Shipping new features that are thoroughly tested also means less time fixing features that were released without being thoroughly tested. That saves you additional time, which means you can focus more on building those new features you were just thinking about. It’s a virtuous cycle that really pays off the longer you pay into it.
2. Don’t Get Stuck With Fear
When you don’t automate early, you get stuck with a question: what if you change something and it breaks? Fortunately, you don’t need to have that fear, since you’ve been automating things from the beginning — right?
When you automate early and automate often, you can immediately (and we mean immediately) see what the results of any changes will be on your production software. This means no longer living in a world of fear that one line of code being changed will kill your product.
3. Avoid Code Rot
Similar to getting stuck with fear, you also don’t want to get stuck with code rot. Every engineer is familiar with the phrase. It refers to code that is so old and so frequently changed without thought to the long-term consequences that it technically works, but it looks like a Rube Goldberg machine.
You don’t want that, the rest of the engineering team doesn’t want that, and the people who have to make changes to that code base three years from now really don’t want that.
When you automate tests, you force yourself to design your software architecture for the long-term, which coincidentally is exactly what you need to do to avoid code rot.
4. Automation as a Feature
Companies think of features as things that give them an advantage over their competition, but at the same time limit themselves in what they consider a feature.

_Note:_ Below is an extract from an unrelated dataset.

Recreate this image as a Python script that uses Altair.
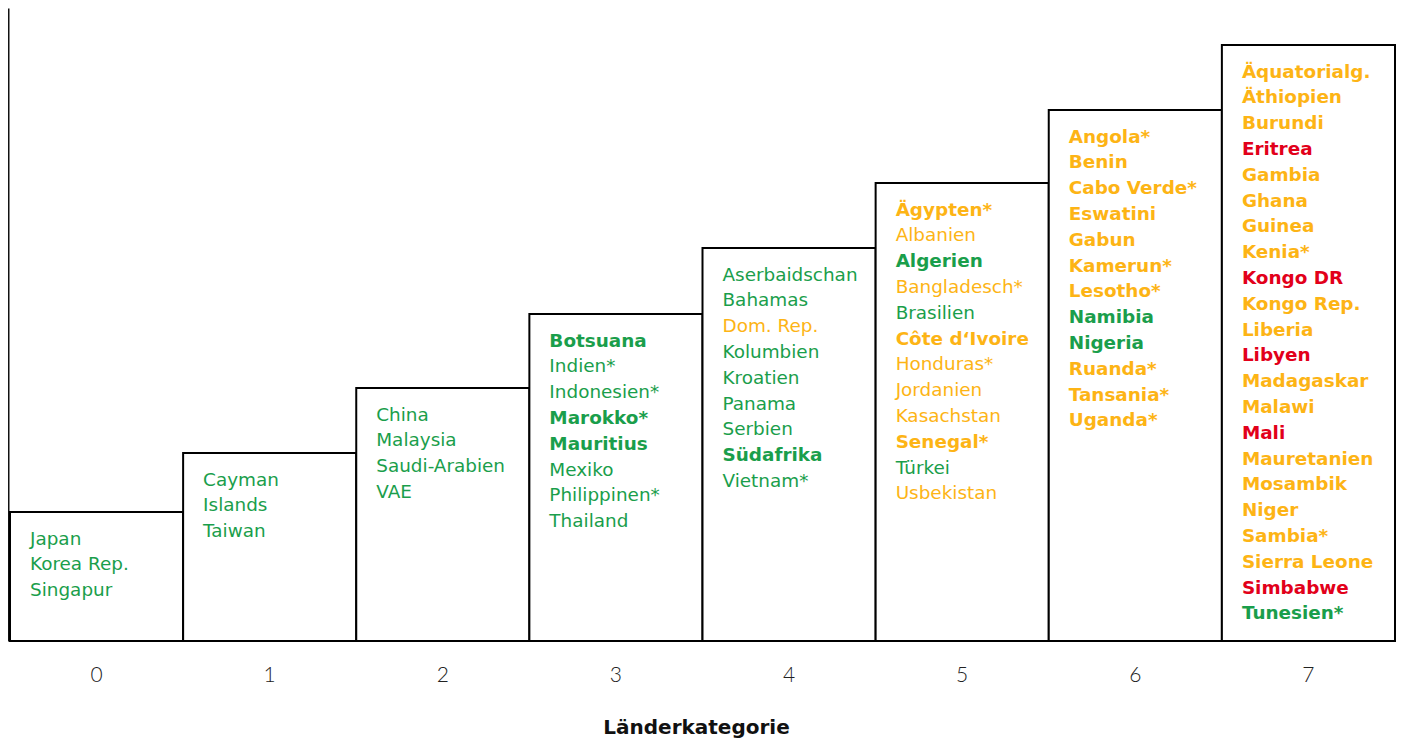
import altair as alt
import pandas as pd

# ---------------- data ----------------
categories = ["0", "1", "2", "3", "4", "5", "6", "7"]
bar_heights = [1.29, 1.88, 2.53, 3.27, 3.93, 4.58, 5.31, 5.96]

cat0_names = ["Japan", "Korea Rep.", "Singapur"]
cat0_status = ["g", "g", "g"]
cat0_bold = [0, 0, 0]

cat1_names = ["Cayman", "Islands", "Taiwan"]
cat1_status = ["g", "g", "g"]
cat1_bold = [0, 0, 0]

cat2_names = ["China", "Malaysia", "Saudi-Arabien", "VAE"]
cat2_status = ["g", "g", "g", "g"]
cat2_bold = [0, 0, 0, 0]

cat3_names = ["Botsuana", "Indien*", "Indonesien*", "Marokko*", "Mauritius",
              "Mexiko", "Philippinen*", "Thailand"]
cat3_status = ["g", "g", "g", "g", "g", "g", "g", "g"]
cat3_bold = [1, 0, 0, 1, 1, 0, 0, 0]

cat4_names = ["Aserbaidschan", "Bahamas", "Dom. Rep.", "Kolumbien", "Kroatien",
              "Panama", "Serbien", "Südafrika", "Vietnam*"]
cat4_status = ["g", "g", "o", "g", "g", "g", "g", "g", "g"]
cat4_bold = [0, 0, 0, 0, 0, 0, 0, 1, 0]

cat5_names = ["Ägypten*", "Albanien", "Algerien", "Bangladesch*", "Brasilien",
              "Côte d‘Ivoire", "Honduras*", "Jordanien", "Kasachstan",
              "Senegal*", "Türkei", "Usbekistan"]
cat5_status = ["o", "o", "g", "o", "g", "o", "o", "o", "o", "o", "g", "o"]
cat5_bold = [1, 0, 1, 0, 0, 1, 0, 0, 0, 1, 0, 0]

cat6_names = ["Angola*", "Benin", "Cabo Verde*", "Eswatini", "Gabun", "Kamerun*",
              "Lesotho*", "Namibia", "Nigeria", "Ruanda*", "Tansania*", "Uganda*"]
cat6_status = ["o", "o", "o", "o", "o", "o", "o", "g", "g", "o", "o", "o"]
cat6_bold = [1] * 12

cat7_names = ["Äquatorialg.", "Äthiopien", "Burundi", "Eritrea", "Gambia", "Ghana",
              "Guinea", "Kenia*", "Kongo DR", "Kongo Rep.", "Liberia", "Libyen",
              "Madagaskar", "Malawi", "Mali", "Mauretanien", "Mosambik", "Niger",
              "Sambia*", "Sierra Leone", "Simbabwe", "Tunesien*"]
cat7_status = ["o", "o", "o", "r", "o", "o", "o", "o", "r", "o", "o", "r",
               "o", "o", "r", "o", "o", "o", "o", "o", "r", "g"]
cat7_bold = [1] * 22

status_domain = ["g", "o", "r"]
status_colors = ["#1a9e4b", "#fdb415", "#e2001a"]

# ---------------- tables ----------------
bars_df = pd.DataFrame({"cat": categories, "h": bar_heights})

all_names = [cat0_names, cat1_names, cat2_names, cat3_names,
             cat4_names, cat5_names, cat6_names, cat7_names]
all_status = [cat0_status, cat1_status, cat2_status, cat3_status,
              cat4_status, cat5_status, cat6_status, cat7_status]
all_bold = [cat0_bold, cat1_bold, cat2_bold, cat3_bold,
            cat4_bold, cat5_bold, cat6_bold, cat7_bold]

rows = []
for c, names, stats, bolds in zip(categories, all_names, all_status, all_bold):
    for i, (n, s, b) in enumerate(zip(names, stats, bolds)):
        rows.append({"cat": c, "name": n, "status": s, "bold": b, "idx": i})
text_df = pd.DataFrame(rows).merge(bars_df, on="cat")

# ---------------- chart ----------------
x_scale = alt.Scale(paddingInner=0, paddingOuter=0.01155, round=False)
y_scale = alt.Scale(domain=[0, 6.33], nice=False, zero=True)
x_axis = alt.Axis(title="Länderkategorie", labelAngle=0, ticks=False, domain=False,
                  labelFont="Lato", labelFontWeight=300, labelFontSize=21,
                  labelColor="#222", labelPadding=23,
                  titleFont="DejaVu Sans", titleFontWeight="bold", titleFontSize=20,
                  titleColor="#111", titleBaseline="alphabetic", titleY=92.5,
                  titleX=688)
y_axis = alt.Axis(title=None, labels=False, ticks=False, grid=False, domain=True,
                  domainColor="#111", domainWidth=2)

bars = alt.Chart(bars_df).mark_bar(fill="white", stroke="black", strokeWidth=2).encode(
    x=alt.X("cat:N", scale=x_scale, axis=x_axis, sort=categories),
    y=alt.Y("h:Q", scale=y_scale, axis=y_axis),
)

color_enc = alt.Color("status:N", scale=alt.Scale(domain=status_domain, range=status_colors),
                      legend=None)

def text_layer(bold):
    return alt.Chart(text_df).transform_filter(
        f"datum.bold == {bold}"
    ).transform_calculate(
        ty="datum.h - (0.265 + datum.idx * 0.258)"
    ).mark_text(
        align="left", baseline="middle", dx=20, font="DejaVu Sans", fontSize=18.4,
        fontWeight="bold" if bold else "normal"
    ).encode(
        x=alt.X("cat:N", scale=x_scale, axis=x_axis, sort=categories, bandPosition=0),
        y=alt.Y("ty:Q", scale=y_scale, axis=y_axis),
        color=color_enc,
        text="name:N",
    )

chart = alt.layer(bars, text_layer(0), text_layer(1)).properties(
    width=1389, height=633,
    autosize=alt.AutoSizeParams(type="none"),
    padding={"left": 0, "top": 0, "right": 0, "bottom": 97},
).configure_view(stroke=None)

chart.save("out.html", embed_options={"renderer": "svg", "actions": False})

Automation is in and of itself something that can provide a competitive advantage.
That makes it a feature.
This is especially true if you are competing against companies that have completely ossified QA testing regimes. What we mean by this is that when you automate your code tests you can respond to the market faster, which means building more things people want, which in turn makes people interested in your company, which makes the voice of the market ever clearer.
Final Thoughts
There are plenty of preconceived notions about what automation is, how it works, and when it should be used. While we’re not dogmatic enough to answer those questions in a way that we expect everyone to live by, we do have one strong opinion: there is a time and a place for automation in every company.
The hard part is figuring out where that place is in your company. But as we’ve outlined above, there’s a clear path to figuring it out.